§ **Stated problem**: Retype the lines beneath this one, from the first through the line containing "const sans = 'Liberation". Pictures are left out.

§ **Supplied information**:
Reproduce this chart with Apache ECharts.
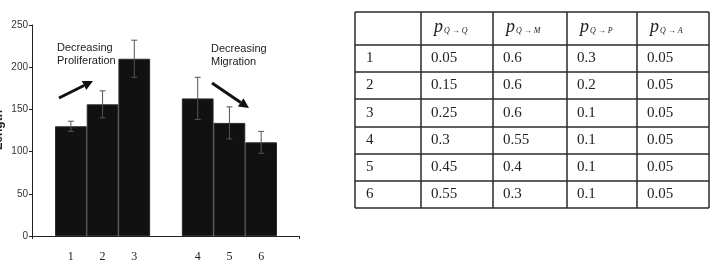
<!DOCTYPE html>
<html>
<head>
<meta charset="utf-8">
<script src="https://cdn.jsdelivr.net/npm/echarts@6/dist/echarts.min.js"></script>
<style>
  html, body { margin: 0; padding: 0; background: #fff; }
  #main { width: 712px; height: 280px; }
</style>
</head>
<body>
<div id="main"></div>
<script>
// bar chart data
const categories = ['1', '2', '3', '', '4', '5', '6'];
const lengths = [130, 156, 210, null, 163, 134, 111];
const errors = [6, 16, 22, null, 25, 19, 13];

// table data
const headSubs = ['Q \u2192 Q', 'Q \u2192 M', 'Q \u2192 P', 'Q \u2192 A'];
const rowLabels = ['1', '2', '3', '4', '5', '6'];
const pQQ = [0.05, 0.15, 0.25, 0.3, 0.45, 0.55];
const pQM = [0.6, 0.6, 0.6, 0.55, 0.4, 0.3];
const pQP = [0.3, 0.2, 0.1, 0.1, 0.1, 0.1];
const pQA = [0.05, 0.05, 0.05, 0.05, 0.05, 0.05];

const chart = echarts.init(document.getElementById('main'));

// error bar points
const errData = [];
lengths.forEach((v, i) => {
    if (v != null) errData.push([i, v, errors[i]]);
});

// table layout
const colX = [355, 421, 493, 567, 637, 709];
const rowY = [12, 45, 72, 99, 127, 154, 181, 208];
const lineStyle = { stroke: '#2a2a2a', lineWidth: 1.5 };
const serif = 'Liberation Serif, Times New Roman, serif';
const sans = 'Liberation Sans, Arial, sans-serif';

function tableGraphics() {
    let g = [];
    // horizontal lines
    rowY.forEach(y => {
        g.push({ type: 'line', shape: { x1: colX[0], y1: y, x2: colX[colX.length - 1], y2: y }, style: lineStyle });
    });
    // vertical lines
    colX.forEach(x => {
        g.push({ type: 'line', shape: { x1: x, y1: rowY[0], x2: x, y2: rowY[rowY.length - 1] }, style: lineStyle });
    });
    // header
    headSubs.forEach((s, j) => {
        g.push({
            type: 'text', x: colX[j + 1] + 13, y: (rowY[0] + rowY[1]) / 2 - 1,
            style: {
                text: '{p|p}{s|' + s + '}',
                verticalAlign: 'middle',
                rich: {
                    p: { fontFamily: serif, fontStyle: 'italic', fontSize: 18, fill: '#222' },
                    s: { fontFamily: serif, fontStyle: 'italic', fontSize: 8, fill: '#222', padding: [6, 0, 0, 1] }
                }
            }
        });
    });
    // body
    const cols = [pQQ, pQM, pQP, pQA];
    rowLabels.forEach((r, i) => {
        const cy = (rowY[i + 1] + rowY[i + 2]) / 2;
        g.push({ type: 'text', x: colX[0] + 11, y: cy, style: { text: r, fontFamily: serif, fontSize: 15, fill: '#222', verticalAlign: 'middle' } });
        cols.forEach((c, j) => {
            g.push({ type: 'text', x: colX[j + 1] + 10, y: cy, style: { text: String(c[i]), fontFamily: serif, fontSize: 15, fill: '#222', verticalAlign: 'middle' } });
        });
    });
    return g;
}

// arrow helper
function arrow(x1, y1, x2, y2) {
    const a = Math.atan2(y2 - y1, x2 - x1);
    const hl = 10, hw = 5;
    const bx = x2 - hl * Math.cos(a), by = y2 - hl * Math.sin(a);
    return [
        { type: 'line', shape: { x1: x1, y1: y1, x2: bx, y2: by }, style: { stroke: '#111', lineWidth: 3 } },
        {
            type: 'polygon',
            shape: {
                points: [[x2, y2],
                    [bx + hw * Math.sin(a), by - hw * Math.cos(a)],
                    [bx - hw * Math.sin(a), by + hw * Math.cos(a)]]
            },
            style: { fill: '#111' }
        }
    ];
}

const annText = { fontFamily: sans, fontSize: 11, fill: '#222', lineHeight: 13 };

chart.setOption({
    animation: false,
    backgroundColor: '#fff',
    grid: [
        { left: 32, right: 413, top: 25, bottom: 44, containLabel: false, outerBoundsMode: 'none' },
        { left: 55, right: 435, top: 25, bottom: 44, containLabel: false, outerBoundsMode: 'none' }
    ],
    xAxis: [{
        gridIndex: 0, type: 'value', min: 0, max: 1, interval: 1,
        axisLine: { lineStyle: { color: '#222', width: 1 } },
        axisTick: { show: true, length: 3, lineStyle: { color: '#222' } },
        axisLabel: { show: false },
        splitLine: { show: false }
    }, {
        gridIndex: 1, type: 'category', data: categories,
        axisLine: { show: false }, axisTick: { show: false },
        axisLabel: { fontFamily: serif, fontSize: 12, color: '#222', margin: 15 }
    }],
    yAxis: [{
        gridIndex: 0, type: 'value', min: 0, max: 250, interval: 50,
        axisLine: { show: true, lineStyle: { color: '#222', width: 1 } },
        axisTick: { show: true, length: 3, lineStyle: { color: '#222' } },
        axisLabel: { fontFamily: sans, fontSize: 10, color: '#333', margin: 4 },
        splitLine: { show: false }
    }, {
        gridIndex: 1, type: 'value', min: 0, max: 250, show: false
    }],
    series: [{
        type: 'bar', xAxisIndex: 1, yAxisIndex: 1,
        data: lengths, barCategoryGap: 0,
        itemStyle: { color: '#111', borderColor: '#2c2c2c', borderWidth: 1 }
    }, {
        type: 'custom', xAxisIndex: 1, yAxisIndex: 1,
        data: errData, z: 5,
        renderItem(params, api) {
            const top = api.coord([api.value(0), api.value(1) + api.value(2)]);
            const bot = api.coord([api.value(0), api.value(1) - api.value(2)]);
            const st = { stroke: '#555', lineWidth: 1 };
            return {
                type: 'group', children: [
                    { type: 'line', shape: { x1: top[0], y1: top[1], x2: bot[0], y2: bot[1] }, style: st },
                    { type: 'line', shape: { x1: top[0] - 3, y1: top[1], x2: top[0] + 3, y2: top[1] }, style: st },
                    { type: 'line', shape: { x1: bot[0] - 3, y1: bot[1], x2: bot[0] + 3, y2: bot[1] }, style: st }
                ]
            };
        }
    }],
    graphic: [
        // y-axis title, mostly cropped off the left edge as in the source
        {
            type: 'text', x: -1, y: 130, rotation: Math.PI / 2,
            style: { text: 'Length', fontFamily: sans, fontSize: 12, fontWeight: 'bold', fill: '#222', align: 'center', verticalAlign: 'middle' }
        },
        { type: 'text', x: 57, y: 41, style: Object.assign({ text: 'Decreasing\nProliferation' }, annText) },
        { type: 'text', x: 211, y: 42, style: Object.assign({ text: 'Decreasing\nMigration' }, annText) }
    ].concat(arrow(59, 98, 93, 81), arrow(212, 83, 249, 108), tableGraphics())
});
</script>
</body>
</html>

§ **Output below**:
Reproduce this chart with Apache ECharts.
<!DOCTYPE html>
<html>
<head>
<meta charset="utf-8">
<script src="https://cdn.jsdelivr.net/npm/echarts@6/dist/echarts.min.js"></script>
<style>
  html, body { margin: 0; padding: 0; background: #fff; }
  #main { width: 712px; height: 280px; }
</style>
</head>
<body>
<div id="main"></div>
<script>
// bar chart data
const categories = ['1', '2', '3', '', '4', '5', '6'];
const lengths = [130, 156, 210, null, 163, 134, 111];
const errors = [6, 16, 22, null, 25, 19, 13];

// table data
const headSubs = ['Q \u2192 Q', 'Q \u2192 M', 'Q \u2192 P', 'Q \u2192 A'];
const rowLabels = ['1', '2', '3', '4', '5', '6'];
const pQQ = [0.05, 0.15, 0.25, 0.3, 0.45, 0.55];
const pQM = [0.6, 0.6, 0.6, 0.55, 0.4, 0.3];
const pQP = [0.3, 0.2, 0.1, 0.1, 0.1, 0.1];
const pQA = [0.05, 0.05, 0.05, 0.05, 0.05, 0.05];

const chart = echarts.init(document.getElementById('main'));

// error bar points
const errData = [];
lengths.forEach((v, i) => {
    if (v != null) errData.push([i, v, errors[i]]);
});

// table layout
const colX = [355, 421, 493, 567, 637, 709];
const rowY = [12, 45, 72, 99, 127, 154, 181, 208];
const lineStyle = { stroke: '#2a2a2a', lineWidth: 1.5 };
const serif = 'Liberation Serif, Times New Roman, serif';
const sans = 'Liberation Sans, Arial, sans-serif';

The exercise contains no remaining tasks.